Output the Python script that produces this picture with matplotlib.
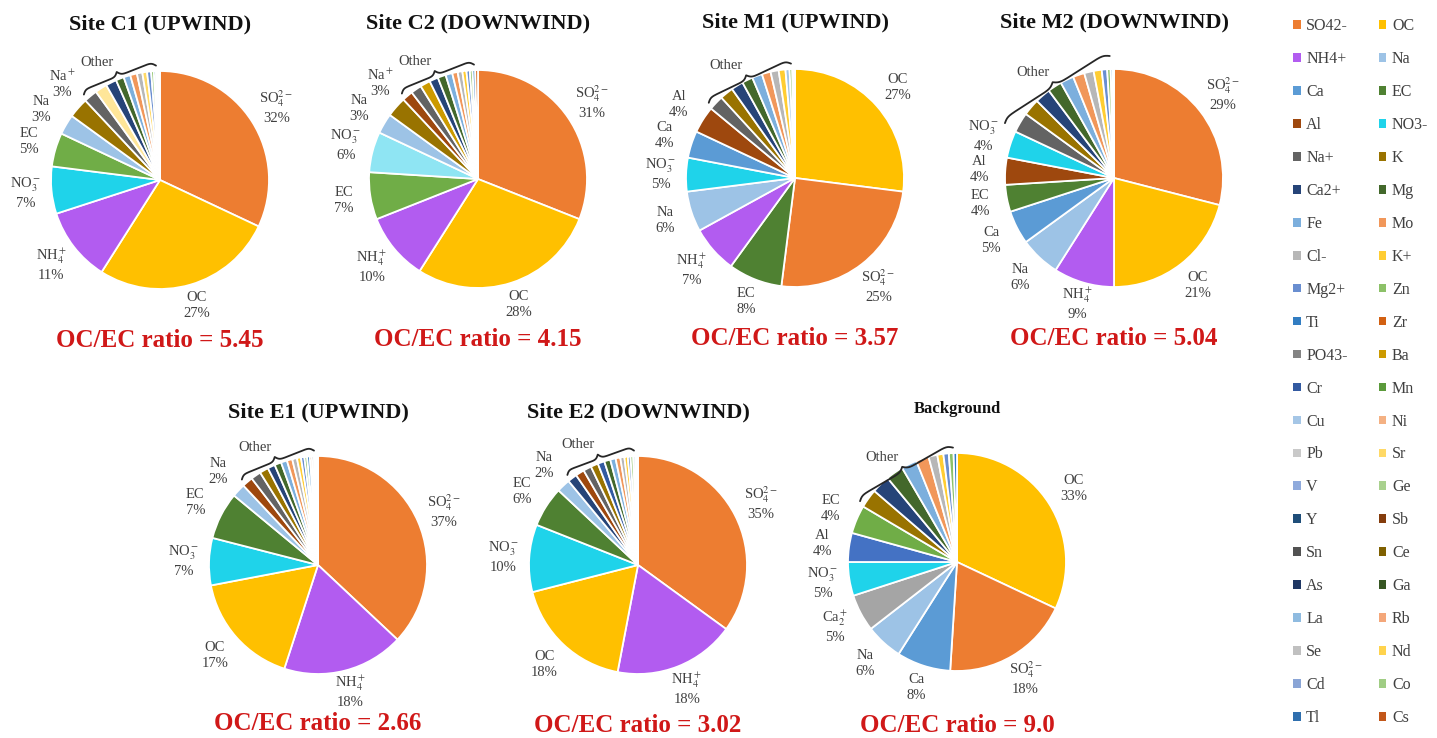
import numpy as np
import matplotlib
matplotlib.use('Agg')
import matplotlib.pyplot as plt
from matplotlib.patches import Patch

plt.rcParams['font.family'] = ['Liberation Serif', 'DejaVu Serif']
plt.rcParams['mathtext.fontset'] = 'stix'

W, H = 1437, 738
R = 109  # pie radius in px

# legend entries (row-wise, two columns)
legend_names = ['SO42-', 'OC', 'NH4+', 'Na', 'Ca', 'EC', 'Al', 'NO3-', 'Na+', 'K',
                'Ca2+', 'Mg', 'Fe', 'Mo', 'Cl-', 'K+', 'Mg2+', 'Zn', 'Ti', 'Zr',
                'PO43-', 'Ba', 'Cr', 'Mn', 'Cu', 'Ni', 'Pb', 'Sr', 'V', 'Ge',
                'Y', 'Sb', 'Sn', 'Ce', 'As', 'Ga', 'La', 'Rb', 'Se', 'Nd',
                'Cd', 'Co', 'Tl', 'Cs']
legend_colors = ['#ED7D31', '#FFC000', '#B25CF0', '#9DC3E6', '#5B9BD5', '#4F8132', '#9E480E', '#1FD3EA', '#636363', '#997300',
                 '#264478', '#43682B', '#7CAFDD', '#F1975A', '#B7B7B7', '#FFCD33', '#698ED0', '#8CC168', '#327DC2', '#D26012',
                 '#848484', '#CC9A00', '#335AA1', '#5B9A3B', '#A5C6E6', '#F4B183', '#C9C9C9', '#FFD966', '#8FAADC', '#A9D18E',
                 '#1F4E79', '#843C0C', '#525252', '#7F6000', '#203864', '#375623', '#8FBBE0', '#F4A77A', '#C0C0C0', '#FFD34D',
                 '#8AA5D6', '#A0CD84', '#2F6FAE', '#C2571A']
COLORS = dict(zip(legend_names, legend_colors))
# lighter / alternative shades used in some of the pies
COLORS.update({'EC*': '#70AD47', 'NO3-*': '#8FE5F3', 'Ca2+*': '#A5A5A5', 'Al*': '#4472C4', 'K+*': '#FFE699'})

SO4 = r'SO$_4^{2-}$'
NH4 = r'NH$_4^+$'
NO3 = r'NO$_3^-$'
NAP = r'Na$^+$'
CA2 = r'Ca$_2^+$'

# Site C1
c1_names = ['SO42-', 'OC', 'NH4+', 'NO3-', 'EC*', 'Na', 'K', 'Na+', 'K+*', 'Ca2+', 'Mg', 'Fe', 'Mo', 'Cl-', 'Sr', 'Mg2+', 'Zn', 'Ti', 'Zr', 'Ba', 'Cr']
c1_vals = [32, 27, 11, 7, 5, 3, 3, 2.0, 1.8, 1.6, 1.2, 1.0, 1.0, 0.8, 0.7, 0.6, 0.4, 0.3, 0.2, 0.2, 0.2]
c1_labels = [SO4 + '\n32%', 'OC\n27%', NH4 + '\n11%', NO3 + '\n7%', 'EC\n5%', 'Na\n3%', NAP + '\n3%']

# Site C2
c2_names = ['SO42-', 'OC', 'NH4+', 'EC*', 'NO3-*', 'Na', 'K', 'Al', 'Na+', 'Ba', 'Ca2+', 'Mg', 'Fe', 'Mo', 'Cl-', 'K+', 'Mg2+', 'Zn', 'Ti', 'Zr']
c2_vals = [31, 28, 10, 7, 6, 3, 3, 1.6, 1.6, 1.5, 1.3, 1.2, 1.0, 0.8, 0.7, 0.6, 0.5, 0.4, 0.4, 0.4]
c2_labels = [SO4 + '\n31%', 'OC\n28%', NH4 + '\n10%', 'EC\n7%', NO3 + '\n6%', 'Na\n3%', NAP + '\n3%']

# Site M1
m1_names = ['OC', 'SO42-', 'EC', 'NH4+', 'Na', 'NO3-', 'Ca', 'Al', 'Na+', 'K', 'Ca2+', 'Mg', 'Fe', 'Mo', 'Cl-', 'K+', 'Cu', 'Zn', 'Ti', 'Zr']
m1_vals = [27, 25, 8, 7, 6, 5, 4, 4, 2.2, 2.0, 1.8, 1.6, 1.5, 1.3, 1.2, 1.0, 0.6, 0.4, 0.2, 0.2]
m1_labels = ['OC\n27%', SO4 + '\n25%', 'EC\n8%', NH4 + '\n7%', 'Na\n6%', NO3 + '\n5%', 'Ca\n4%', 'Al\n4%']

# Site M2
m2_names = ['SO42-', 'OC', 'NH4+', 'Na', 'Ca', 'EC', 'Al', 'NO3-', 'Na+', 'K', 'Ca2+', 'Mg', 'Fe', 'Mo', 'Cl-', 'K+', 'Mg2+', 'Zn', 'Ti', 'Zr']
m2_vals = [29, 21, 9, 6, 5, 4, 4, 4, 3.0, 2.5, 2.3, 2.1, 2.0, 1.7, 1.4, 1.2, 0.8, 0.5, 0.3, 0.2]
m2_labels = [SO4 + '\n29%', 'OC\n21%', NH4 + '\n9%', 'Na\n6%', 'Ca\n5%', 'EC\n4%', 'Al\n4%', NO3 + '\n4%']

# Site E1
e1_names = ['SO42-', 'NH4+', 'OC', 'NO3-', 'EC', 'Na', 'Al', 'Na+', 'K', 'Ca2+', 'Mg', 'Fe', 'Mo', 'Cl-', 'K+', 'Mg2+', 'Zn', 'Ti', 'Zr', 'PO43-', 'Ba', 'Cr', 'Cu']
e1_vals = [37, 18, 17, 7, 7, 2, 1.6, 1.5, 1.3, 1.1, 1.0, 0.9, 0.8, 0.7, 0.6, 0.5, 0.4, 0.4, 0.3, 0.3, 0.2, 0.2, 0.2]
e1_labels = [SO4 + '\n37%', NH4 + '\n18%', 'OC\n17%', NO3 + '\n7%', 'EC\n7%', 'Na\n2%']

# Site E2
e2_names = ['SO42-', 'NH4+', 'OC', 'NO3-', 'EC', 'Na', 'Ca2+', 'Al', 'Na+', 'K', 'Cr', 'Mg', 'Fe', 'Mo', 'Cl-', 'K+', 'Mg2+', 'Zn', 'Ti', 'Zr', 'PO43-']
e2_vals = [35, 18, 18, 10, 6, 2, 1.4, 1.3, 1.2, 1.1, 1.0, 0.9, 0.8, 0.7, 0.6, 0.5, 0.4, 0.4, 0.3, 0.2, 0.2]
e2_labels = [SO4 + '\n35%', NH4 + '\n18%', 'OC\n18%', NO3 + '\n10%', 'EC\n6%', 'Na\n2%']

# Background
bg_names = ['OC', 'SO42-', 'Ca', 'Na', 'Ca2+*', 'NO3-', 'Al*', 'EC*', 'K', 'Ca2+', 'Mg', 'Fe', 'Mo', 'Cl-', 'K+', 'Mg2+', 'Zn', 'Ti']
bg_vals = [32, 19, 8, 5.5, 5.5, 5, 4.3, 4.2, 2.8, 2.7, 2.6, 2.3, 1.9, 1.3, 0.9, 0.8, 0.7, 0.5]
bg_labels = ['OC\n33%', SO4 + '\n18%', 'Ca\n8%', 'Na\n6%', CA2 + '\n5%', NO3 + '\n5%', 'Al\n4%', 'EC\n4%']

fig = plt.figure(figsize=(W / 100, H / 100), dpi=100)


def brace(ax, a1, a2, r, h=0.08, k=45):
    # curly brace along the chord between two angles (deg), bulging outward
    p1 = r * np.array([np.cos(np.deg2rad(a1)), np.sin(np.deg2rad(a1))])
    p2 = r * np.array([np.cos(np.deg2rad(a2)), np.sin(np.deg2rad(a2))])
    ch = p2 - p1
    u = ch / np.linalg.norm(ch)
    nrm = np.array([-u[1], u[0]])
    mid = (p1 + p2) / 2
    if np.dot(nrm, mid) < 0:
        nrm = -nrm
    t = np.linspace(0, 1, 201)
    half = t[:101]
    yh = 1 / (1 + np.exp(-k * half)) + 1 / (1 + np.exp(-k * (half - 0.5))) - 0.5
    y = np.concatenate([yh, yh[-2::-1]])
    pts = p1[None, :] + t[:, None] * ch[None, :] + (h * y)[:, None] * nrm[None, :]
    ax.plot(pts[:, 0], pts[:, 1], color='#262626', lw=1.3, clip_on=False, solid_capstyle='round')
    return mid + h * nrm


def draw_site(cx, cy, title, names, vals, labels, ratio, title_y=1.43, title_size=16,
              ratio_y=-1.47, brace_r=1.05, min_sep=14):
    ax = fig.add_axes([(cx - R) / W, 1 - (cy + R) / H, 2 * R / W, 2 * R / H])
    wedges, _ = ax.pie(vals, colors=[COLORS[n] for n in names], startangle=90,
                       counterclock=False, wedgeprops=dict(edgecolor='white', linewidth=1.3))
    ax.set_xlim(-1, 1)
    ax.set_ylim(-1, 1)
    prev = None
    for w, lab in zip(wedges, labels):
        ang = (w.theta1 + w.theta2) / 2
        # keep neighbouring labels apart (angles decrease clockwise)
        if prev is not None and ang > prev - min_sep:
            ang = prev - min_sep
        prev = ang
        th = np.deg2rad(ang)
        c, s = np.cos(th), np.sin(th)
        d = 1.03 + 0.20 * abs(c) + 0.12 * abs(s)
        ax.text(d * c, d * s, lab, ha='center', va='center', fontsize=10.5,
                color='#404040', linespacing=1.3)
    n = len(labels)
    tip = brace(ax, wedges[n].theta2 - 1.5, wedges[-1].theta1 + 2, brace_r)
    ax.text(tip[0] - 0.03, tip[1] + 0.03, 'Other', ha='right', va='bottom',
            fontsize=10.5, color='#404040')
    ax.text(0, title_y, title, ha='center', va='center', fontsize=title_size,
            fontweight='bold', color='#111111')
    ax.text(0, ratio_y, 'OC/EC ratio = ' + ratio, ha='center', va='center',
            fontsize=18, fontweight='bold', color='#D01818')
    return ax


draw_site(160, 180, 'Site C1 (UPWIND)', c1_names, c1_vals, c1_labels, '5.45')
draw_site(478, 179, 'Site C2 (DOWNWIND)', c2_names, c2_vals, c2_labels, '4.15')
draw_site(795, 178, 'Site M1 (UPWIND)', m1_names, m1_vals, m1_labels, '3.57')
draw_site(1114, 178, 'Site M2 (DOWNWIND)', m2_names, m2_vals, m2_labels, '5.04', brace_r=1.12)
draw_site(318, 565, 'Site E1 (UPWIND)', e1_names, e1_vals, e1_labels, '2.66', title_y=1.40, ratio_y=-1.45)
draw_site(638, 565, 'Site E2 (DOWNWIND)', e2_names, e2_vals, e2_labels, '3.02', title_y=1.40, ratio_y=-1.47)
draw_site(957, 562, 'Background', bg_names, bg_vals, bg_labels, '9.0', title_y=1.40,
          title_size=12, ratio_y=-1.5)

# legend: matplotlib fills columns first, so split row-wise list into columns
handles = [Patch(facecolor=c, edgecolor='none') for c in legend_colors]
order = list(range(0, len(legend_names), 2)) + list(range(1, len(legend_names), 2))
leg = fig.legend([handles[i] for i in order], [legend_names[i] for i in order],
                 ncol=2, loc='upper left', bbox_to_anchor=(1287 / W, 1 - 12 / H),
                 frameon=False, fontsize=11.5, handlelength=0.45, handleheight=0.45,
                 handletextpad=0.35, labelspacing=1.06, columnspacing=1.95,
                 borderaxespad=0, labelcolor='#404040')

fig.savefig('out.png', dpi=100, facecolor='white')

**STATED PROBLEM**
Copy nothing but the lines from the first one in the listing through the line with "radius in px", and omit the pictures.

**RESPONSE TO THE TASK**
Output the Python script that produces this picture with matplotlib.
import numpy as np
import matplotlib
matplotlib.use('Agg')
import matplotlib.pyplot as plt
from matplotlib.patches import Patch

plt.rcParams['font.family'] = ['Liberation Serif', 'DejaVu Serif']
plt.rcParams['mathtext.fontset'] = 'stix'

W, H = 1437, 738
R = 109  # pie radius in px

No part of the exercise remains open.